In particular we are warned against domestication. Domestication of our lives, domestication of Christianity. When we domesticate the gospel we fill up the crater left by Christ’s bomb with stuff that we like. Christ shows us that our emptiness can only be filled by the God who is sovereign over all things, God who often gives us what we weren’t wanting. The French writer Paul Claudel speaks of God as a difficult lodger who moves furniture around, knocks nails in the walls, and even breaks up the furniture in order to light a fire. In monastic life it certainly feels that God is like that, breaking up our such-nice furniture all the time. It’s the case also in a residential theological College – we are challenged beyond our domestic bubbles – the bubbles bounce into each other, and divine grace enables a miracle whereby the bubble doesn’t go pop but gently opens up. In our parishes as well Christ is waiting to reveal his glory: in the Scriptures, in the liturgy, in our prayer, and in the people. Only Christ can lead us all out of domestication and towards himself.
St Benedict says in the Prologue to his Rule: “do not immediately be dismayed and run away in fear from the way of salvation, whose entrance must necessarily be narrow.… But as we advance … Our heart will be enlarged”. This is a journey from being small to being enlarged.

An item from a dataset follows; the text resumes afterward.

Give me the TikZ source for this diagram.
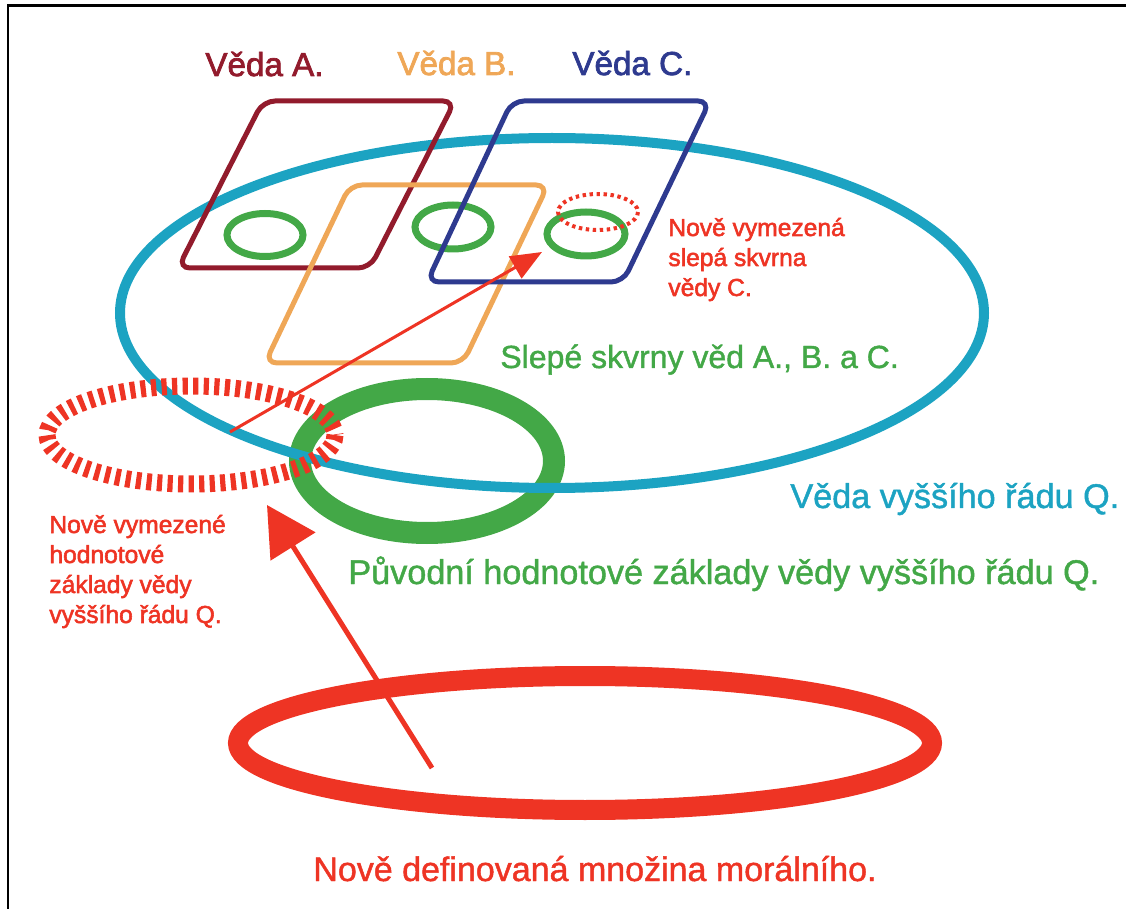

You might think that the talk of explosions, craters and difficult lodgers is a bit macho – God however is not macho – God is love, love that is crucified. Not for itself, but for us. Surprisingly, this bomb, this explosion, is for our peace. It is for
the póor in spírit
thóse who mourn,
the púre in heart,
We need to be helped out of ourselves. The only thing that will do this is Christ’s glory, made manifest in the the incarnation, crucifixion and resurrection, and manifested too in the people around us, if only we will see. And this glory is not far below the surface in what happened at that wedding.